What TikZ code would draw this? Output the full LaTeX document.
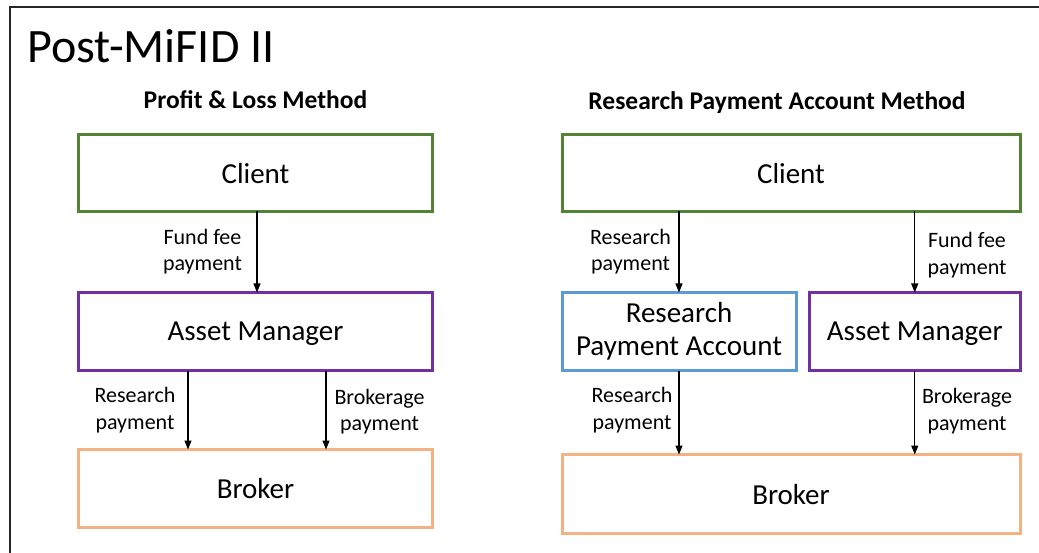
\documentclass[tikz,border=0pt]{standalone}
\usepackage{fontspec}
\setmainfont{Carlito}
\usetikzlibrary{arrows.meta}
\definecolor{cgreen}{HTML}{548235}
\definecolor{cpurple}{HTML}{7030A0}
\definecolor{cblue}{HTML}{5B9BD5}
\definecolor{corange}{HTML}{F4B183}
\tikzset{
  box/.style={draw=#1, line width=3pt, rectangle, inner sep=0pt, outer sep=0pt,
    align=center, font=\fontsize{29}{33}\selectfont, fill=white},
  flatbox/.style={box=#1, text depth=0pt},
  flow/.style={line width=1.3pt, -{Triangle[length=9pt,width=7pt]}},
  lbl/.style={align=center, font=\fontsize{22}{26.5}\selectfont, inner sep=0pt},
  heading/.style={anchor=base, font=\fontsize{25.5}{30}\bfseries\selectfont, inner sep=0pt},
}
\begin{document}
\begin{tikzpicture}[x=1pt, y=-1pt]
\useasboundingbox (0,0) rectangle (1039,553);
% outer frame (left and top edges)
\draw[line width=1.5pt, black!85] (10,553) -- (10,7) -- (1039,7);
\node[anchor=base west, font=\fontsize{48}{56}\selectfont, inner sep=0pt] (title) at (27,62.5) {Post-MiFID II};

% ---- Profit & Loss method ----
\node[heading] (h1) at (255.5,109) {Profit \& Loss Method};
\node[flatbox=cgreen, minimum width=354pt, minimum height=77pt] (lc) at (255.5,173) {Client};
\node[flatbox=cpurple, minimum width=354pt, minimum height=78pt] (lam) at (255.5,331.5) {Asset Manager};
\node[flatbox=corange, minimum width=354pt, minimum height=78pt] (lb) at (255.5,488.5) {Broker};

\draw[flow] ([xshift=1.5pt]lc.south) -- ([xshift=1.5pt]lam.north);
\draw[flow] ([xshift=-67.5pt]lam.south) -- ([xshift=-67.5pt]lb.north);
\draw[flow] ([xshift=70.5pt]lam.south) -- ([xshift=70.5pt]lb.north);
\node[lbl] (l1) at (202.5,251.5) {Fund fee\\payment};
\node[lbl] (l2) at (135,410) {Research\\payment};
\node[lbl] (l3) at (379.5,411.5) {Brokerage\\payment};

% ---- Research Payment Account method ----
\node[heading] (h2) at (777,109.5) {Research Payment Account Method};
\node[flatbox=cgreen, minimum width=458pt, minimum height=77pt] (rc) at (791,173) {Client};
\node[box=cblue, minimum width=234pt, minimum height=78pt] (rpa) at (679,331.5) {Research\\Payment Account};
\node[flatbox=cpurple, minimum width=210.5pt, minimum height=78pt] (ram) at (914.75,331.5) {Asset Manager};
\node[flatbox=corange, minimum width=458pt, minimum height=79pt] (rb) at (791,494) {Broker};

\draw[flow] (rpa.north |- rc.south) -- (rpa.north);
\draw[flow] (ram.north |- rc.south) -- (ram.north);
\draw[flow] (rpa.south) -- (rpa.south |- rb.north);
\draw[flow] (ram.south) -- (ram.south |- rb.north);
\node[lbl] (r1) at (630.5,251.5) {Research\\payment};
\node[lbl] (r2) at (967,255) {Fund fee\\payment};
\node[lbl] (r3) at (632,410) {Research\\payment};
\node[lbl] (r4) at (967,411) {Brokerage\\payment};
\end{tikzpicture}
\end{document}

• **Instructions for the task**:
Copy out each line exactly, without the pictures.

• **Complete response**:
What TikZ code would draw this? Output the full LaTeX document.
\documentclass[tikz,border=0pt]{standalone}
\usepackage{fontspec}
\setmainfont{Carlito}
\usetikzlibrary{arrows.meta}
\definecolor{cgreen}{HTML}{548235}
\definecolor{cpurple}{HTML}{7030A0}
\definecolor{cblue}{HTML}{5B9BD5}
\definecolor{corange}{HTML}{F4B183}
\tikzset{
  box/.style={draw=#1, line width=3pt, rectangle, inner sep=0pt, outer sep=0pt,
    align=center, font=\fontsize{29}{33}\selectfont, fill=white},
  flatbox/.style={box=#1, text depth=0pt},
  flow/.style={line width=1.3pt, -{Triangle[length=9pt,width=7pt]}},
  lbl/.style={align=center, font=\fontsize{22}{26.5}\selectfont, inner sep=0pt},
  heading/.style={anchor=base, font=\fontsize{25.5}{30}\bfseries\selectfont, inner sep=0pt},
}
\begin{document}
\begin{tikzpicture}[x=1pt, y=-1pt]
\useasboundingbox (0,0) rectangle (1039,553);
% outer frame (left and top edges)
\draw[line width=1.5pt, black!85] (10,553) -- (10,7) -- (1039,7);
\node[anchor=base west, font=\fontsize{48}{56}\selectfont, inner sep=0pt] (title) at (27,62.5) {Post-MiFID II};

% ---- Profit & Loss method ----
\node[heading] (h1) at (255.5,109) {Profit \& Loss Method};
\node[flatbox=cgreen, minimum width=354pt, minimum height=77pt] (lc) at (255.5,173) {Client};
\node[flatbox=cpurple, minimum width=354pt, minimum height=78pt] (lam) at (255.5,331.5) {Asset Manager};
\node[flatbox=corange, minimum width=354pt, minimum height=78pt] (lb) at (255.5,488.5) {Broker};

\draw[flow] ([xshift=1.5pt]lc.south) -- ([xshift=1.5pt]lam.north);
\draw[flow] ([xshift=-67.5pt]lam.south) -- ([xshift=-67.5pt]lb.north);
\draw[flow] ([xshift=70.5pt]lam.south) -- ([xshift=70.5pt]lb.north);
\node[lbl] (l1) at (202.5,251.5) {Fund fee\\payment};
\node[lbl] (l2) at (135,410) {Research\\payment};
\node[lbl] (l3) at (379.5,411.5) {Brokerage\\payment};

% ---- Research Payment Account method ----
\node[heading] (h2) at (777,109.5) {Research Payment Account Method};
\node[flatbox=cgreen, minimum width=458pt, minimum height=77pt] (rc) at (791,173) {Client};
\node[box=cblue, minimum width=234pt, minimum height=78pt] (rpa) at (679,331.5) {Research\\Payment Account};
\node[flatbox=cpurple, minimum width=210.5pt, minimum height=78pt] (ram) at (914.75,331.5) {Asset Manager};
\node[flatbox=corange, minimum width=458pt, minimum height=79pt] (rb) at (791,494) {Broker};

\draw[flow] (rpa.north |- rc.south) -- (rpa.north);
\draw[flow] (ram.north |- rc.south) -- (ram.north);
\draw[flow] (rpa.south) -- (rpa.south |- rb.north);
\draw[flow] (ram.south) -- (ram.south |- rb.north);
\node[lbl] (r1) at (630.5,251.5) {Research\\payment};
\node[lbl] (r2) at (967,255) {Fund fee\\payment};
\node[lbl] (r3) at (632,410) {Research\\payment};
\node[lbl] (r4) at (967,411) {Brokerage\\payment};
\end{tikzpicture}
\end{document}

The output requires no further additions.